I mentioned a few months back that I had discovered that one of my 5x great-grandfathers, John Ryan Glas (1692-1723), was killed in a duel by another of my 5x great-grandfathers, John White (married as a teenager in 1704, so born around 1685; died in 1741). White’s descendants changed the spelling of their surname to Whyte.
A correspondent who is really into the Ryan family’s history has sent me an account of what actually happened. This is from a diary belonging to Andrew Ryan (or O’Ryan) of Gortkelly Castle; unfortunately all we have is a transcription of a transcription and the last sentence doesn’t make sense. But the core narrative is there.
Oct 26th [1840]. Went as far as Drombane to Father Carey’s funeral. Met Mr. Dwyer of Annogrove and family and Miss Ryan of Clonmel and Father Butler of Templemore, met on my walk old Bill Feehan.
Had a conversation about John Ryan Glas of Inch, who he said was sent by Baron Purcell of Loughmore to value his estates.
He did so, one of the Baron’s daughters, Mrs. White (or her mother) whose husband and sisters, as she had two and no brother, wished to get the estates in lieu or part payment of her fortune, asked him hastily thinking he over valued them, would he give as much himself as them, he replied in the affirmative, on which the Baron took him at his word and told them to have them.
Ryan is reported by others to have said that he had not too much ready money but could give £300 in hand and pay the remainder £500 in a little time, the offer was accepted.
White, in some time after perceiving him in or outside a barber shop in Dublin, handed him his glove as a challenge. Both drew their rapiers and commenced to fight.
The barber’s wife, seeing the battle obstinate and victory incline to neither side, fearing lest Ryan, her customer, might receive any injury, raised the latch of the door against which Ryan, one of the most expert swordsmen of his time, had placed his heel.
Finding something give way behind his foot and turning his eye in that direction, he exposed himself to his adversary’s thrust and received the point of White’s sword in the neck. He died of the wound and was interred in Dublin.
He was married to a daughter of Theobald Mathew of Annfield , for his fighting and dual instead of Thomas Mathew (her brother) and beating antagonist.
[that last bit is confused and must be a transcription error.]

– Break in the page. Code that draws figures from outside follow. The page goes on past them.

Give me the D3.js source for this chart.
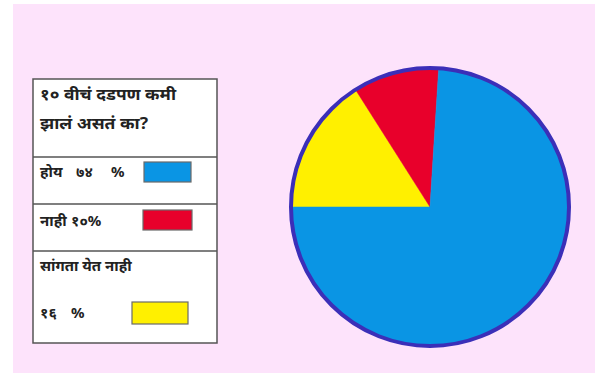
<!DOCTYPE html>
<html>
<head>
<meta charset="utf-8">
<script src="https://cdn.jsdelivr.net/npm/d3@7"></script>
<style>
  body { margin: 0; background: #ffffff; }
  svg { display: block; }
  text { font-family: "Noto Sans", "Noto Sans Devanagari", "Lohit Devanagari", sans-serif; fill: #222222; font-weight: bold; }
</style>
</head>
<body>
<svg id="chart"></svg>
<script>
const width = 595;
const height = 373;

// data
const titleLines = ['१० वीचं दडपण कमी', 'झालं असतं का?'];
const categories = ['होय', 'नाही', 'सांगता येत नाही'];
const percentNums = ['७४', '१०', '१६'];
const values = [74, 10, 16];
const colors = ['#0a95e4', '#e8002b', '#fff000'];

const svg = d3.select('svg#chart').attr('width', width).attr('height', height);

// pink page
svg.append('rect')
    .attr('x', 13).attr('y', 4)
    .attr('width', width - 13).attr('height', height - 4)
    .attr('fill', '#fde3fb');

// ---- legend box ----
const box = { x: 33, y: 79, w: 184, h: 264 };
const rowEdges = [79, 157, 204, 251, 343];

const legend = svg.append('g');
legend.append('rect')
    .attr('x', box.x).attr('y', box.y)
    .attr('width', box.w).attr('height', box.h)
    .attr('fill', '#ffffff')
    .attr('stroke', '#555555')
    .attr('stroke-width', 1.5);

rowEdges.slice(1, -1).forEach(y => {
    legend.append('line')
        .attr('x1', box.x).attr('x2', box.x + box.w)
        .attr('y1', y).attr('y2', y)
        .attr('stroke', '#555555')
        .attr('stroke-width', 1.5);
});

titleLines.forEach((t, i) => {
    legend.append('text')
        .attr('x', 40).attr('y', 100 + i * 29)
        .attr('font-size', 15.5)
        .attr('textLength', i === 0 ? 136 : 108)
        .attr('lengthAdjust', 'spacingAndGlyphs')
        .text(t);
});

function addText(x, y, t) {
    legend.append('text').attr('x', x).attr('y', y).attr('font-size', 15).text(t);
}

// row 1: yes
addText(40, 177, categories[0]);
addText(76, 177, percentNums[0]);
addText(111, 177, '%');
// row 2: no
addText(40, 226, categories[1]);
addText(71, 226, percentNums[1] + '%');
// row 3: can't say
addText(40, 271, categories[2]);
addText(40, 318, percentNums[2]);
addText(71, 318, '%');

const swatches = [
    { x: 144, y: 162, w: 47, h: 20 },
    { x: 143, y: 210, w: 49, h: 20 },
    { x: 132, y: 302, w: 56, h: 22 }
];
swatches.forEach((s, i) => {
    legend.append('rect')
        .attr('x', s.x).attr('y', s.y)
        .attr('width', s.w).attr('height', s.h)
        .attr('fill', colors[i])
        .attr('stroke', '#6a6a6a')
        .attr('stroke-width', 1.2);
});

// ---- pie ----
const cx = 430, cy = 207, r = 139;
const pieData = values.map((v, i) => ({ v: v, i: i }));
// draw order: can't say, no, yes — starting from 9 o'clock going clockwise
const pie = d3.pie()
    .value(d => d.v)
    .sort(null)
    .startAngle(-Math.PI / 2)
    .endAngle(1.5 * Math.PI);
const arc = d3.arc().innerRadius(0).outerRadius(r);

const pg = svg.append('g').attr('transform', `translate(${cx},${cy})`);
pg.selectAll('path.slice')
    .data(pie([pieData[2], pieData[1], pieData[0]]))
    .join('path')
    .attr('class', 'slice')
    .attr('d', arc)
    .attr('fill', d => colors[d.data.i])
    .attr('stroke', d => colors[d.data.i])
    .attr('stroke-width', 0.5);

pg.append('circle')
    .attr('r', r)
    .attr('fill', 'none')
    .attr('stroke', '#3b2fb8')
    .attr('stroke-width', 4);
</script>
</body>
</html>
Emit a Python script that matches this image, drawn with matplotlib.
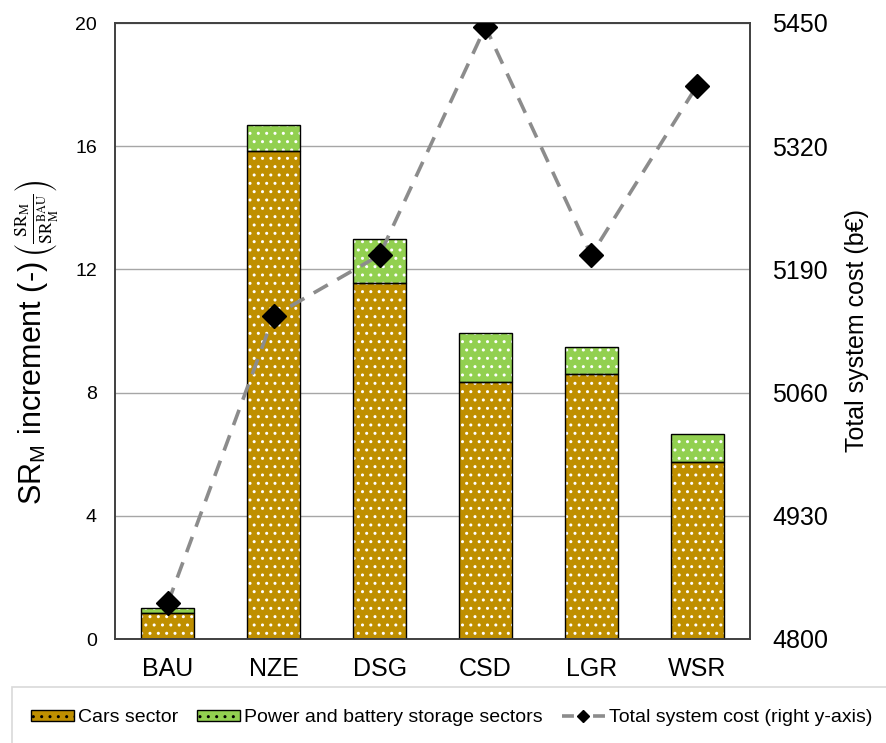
import matplotlib
matplotlib.use("Agg")
import matplotlib.pyplot as plt
import numpy as np
from matplotlib.patches import Rectangle, Patch
from matplotlib.lines import Line2D

plt.rcParams['font.family'] = ['Liberation Sans', 'DejaVu Sans']
plt.rcParams['mathtext.fontset'] = 'stix'

# scenario results
scenarios = ["BAU", "NZE", "DSG", "CSD", "LGR", "WSR"]
cars_sector = [0.83, 15.84, 11.57, 8.33, 8.60, 5.74]
power_storage = [0.17, 0.85, 1.41, 1.62, 0.88, 0.92]
system_cost = [4838, 5141, 5205, 5446, 5205, 5384]  # b€

left_ticks = [0, 4, 8, 12, 16, 20]
right_ticks = [4800, 4930, 5060, 5190, 5320, 5450]

cars_color = "#BF8F00"
power_color = "#92D050"
line_color = "#8C8C8C"

fig = plt.figure(figsize=(8.86, 7.43), dpi=100)
ax = fig.add_axes([115/886, 1-639/743, 635/886, 616/743])
ax2 = ax.twinx()

x = np.arange(len(scenarios))
w = 0.5

# dotted fills first (white hatch), then black outlines on top
ax.bar(x, cars_sector, w, color=cars_color, edgecolor="white", hatch="..", linewidth=0, zorder=2)
ax.bar(x, power_storage, w, bottom=cars_sector, color=power_color, edgecolor="white",
       hatch="..", linewidth=0, zorder=2)
ax.bar(x, cars_sector, w, fill=False, edgecolor="black", linewidth=1.0, zorder=3)
ax.bar(x, power_storage, w, bottom=cars_sector, fill=False, edgecolor="black", linewidth=1.0, zorder=3)

ax.set_ylim(0, 20)
ax.set_xlim(-0.5, len(scenarios) - 0.5)
ax.set_yticks(left_ticks)
ax.set_xticks(x)
ax.set_xticklabels(scenarios, fontsize=18)
ax.tick_params(axis="x", length=0, pad=13)
ax.tick_params(axis="y", length=0, pad=13, labelsize=14)
ax.grid(axis="y", color="#A6A6A6", linewidth=1.0, zorder=0)
ax.set_axisbelow(True)
for s in ax.spines.values():
    s.set_color("#404040")
    s.set_linewidth(1.2)

# left axis title: text part and the ratio drawn as two rotated pieces
ax.text(-0.129, 0.416, r"SR$_\mathregular{M}$ increment (-)", transform=ax.transAxes,
        rotation=90, fontsize=22, ha="center", va="center")
ax.text(-0.124, 0.683, r"$\left(\frac{\mathrm{SR_M}}{\mathrm{SR_M^{BAU}}}\right)$",
        transform=ax.transAxes, rotation=90, fontsize=18, ha="center", va="center")

ax2.plot(x, system_cost, color=line_color, linestyle=(0, (4.5, 3)), linewidth=2.6,
         marker="D", markersize=12.5, markerfacecolor="black", markeredgecolor="black", zorder=4)
ax2.set_ylim(4800, 5450)
ax2.set_yticks(right_ticks)
ax2.tick_params(axis="y", length=0, pad=16, labelsize=18)
ax2.set_ylabel("Total system cost (b€)", fontsize=18, labelpad=12)
for s in ax2.spines.values():
    s.set_color("#404040")
    s.set_linewidth(1.2)

# legend box along the bottom
fig.patches.append(Rectangle((12/886, -0.05), 1.0, 1-687/743 + 0.05, transform=fig.transFigure,
                             facecolor="white", edgecolor="#D9D9D9", linewidth=1.2))
handles = [
    Patch(facecolor=cars_color, edgecolor="black", hatch="..", linewidth=1.0),
    Patch(facecolor=power_color, edgecolor="black", hatch="..", linewidth=1.0),
    Line2D([], [], color=line_color, linewidth=2.6, linestyle=(0, (3.3, 5.3)), marker="D",
           markersize=6, markerfacecolor="black", markeredgecolor="black"),
]
labels = ["Cars sector", "Power and battery storage sectors", "Total system cost (right y-axis)"]
fig.legend(handles, labels, loc="center left", bbox_to_anchor=(31/886, 1-718/743), ncol=3,
           frameon=False, fontsize=14, handlelength=2.2, handleheight=0.55, handletextpad=0.2,
           columnspacing=1.0, borderpad=0, borderaxespad=0)

fig.savefig("out.png", dpi=100)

So, some of this is clear. I was aware that the fatal dispute was around the legacy of some of the land belonging to Nicholas Purcell of Loughmoe, also Baron Loughmore. The sequence seems to have been:
- the elderly Purcell asks Ryan to value the estates, or part of them at least.
- Purcell’s daughter, Mary White (or possibly Purcell’s wife, Rose nee Trevor), expecting to inherit the property in the near future, challenged Ryan’s valuation as being too high (presumably worried about tax implications) and asked if he would be willing to pay that price for the lands himself. Ryan said that he would.
- Purcell decided he would like the ready cash and asked Ryan to buy the lands from him, for the price he had stipulated. Ryan did not have £800 to hand, but came to terms with Purcell to pay some immediately and the rest in installments. (It is tricky to make comparisons, but £800 now is maybe £200,000 today.)
- Not stated, but implied: the Whites were furious, perhaps because Mary would now not be getting the lands which had been sold (Purcell may well have simply spent the cash in the meantime), or perhaps because they thought that Ryan had taken advantage of the elderly Purcell, or maybe they just did not like Ryan.
- Some time later (after Purcell’s death on 4 March 1722), White encountered Ryan outside the latter’s favourite barber’s shop in Dublin and challenged him, starting with the ritual slap of the glove.
- The two duellists were both in their 30s, and Ryan was considered an expert swordsman. But he may have been pressed by White, as he needed to brace himself against the barber’s door.
- The barber’s wife, thinking that she was helping Ryan, opened the door a crack, distracting him enough for White to land a fatal blow, and Ryan died soon after.
This account dates from 120 years after the event, it’s obviously not first hand (“old Bill Feehan” would surely have been born at least forty years after the duel happened) and, as I said, we have only a second-hand transcription. But most of it is consistent with what I already knew, and the one new detail – the role of the barber’s wife – is sufficiently remarkable that one can accept the story making its way from Dublin to Tipperary, and a folk memory surviving the event by four or five generations.
Also it is interesting that this is recorded in 1840. In 1839, the previous year, Ryan’s great-grandson George Ryan had married White’s great-great-granddaughter Catharine Whyte. (In 1862, their daughter Caroline married another of White’s great-great-grandchildren, John Joseph Whyte, and they were my great-grandparents.) So that will have stirred up memories of the duel among those who enjoy talking about family lore; not exactly a minority pursuit in Ireland, in 1840 or indeed now.
Many thanks to Derek Ryan for sending me the details.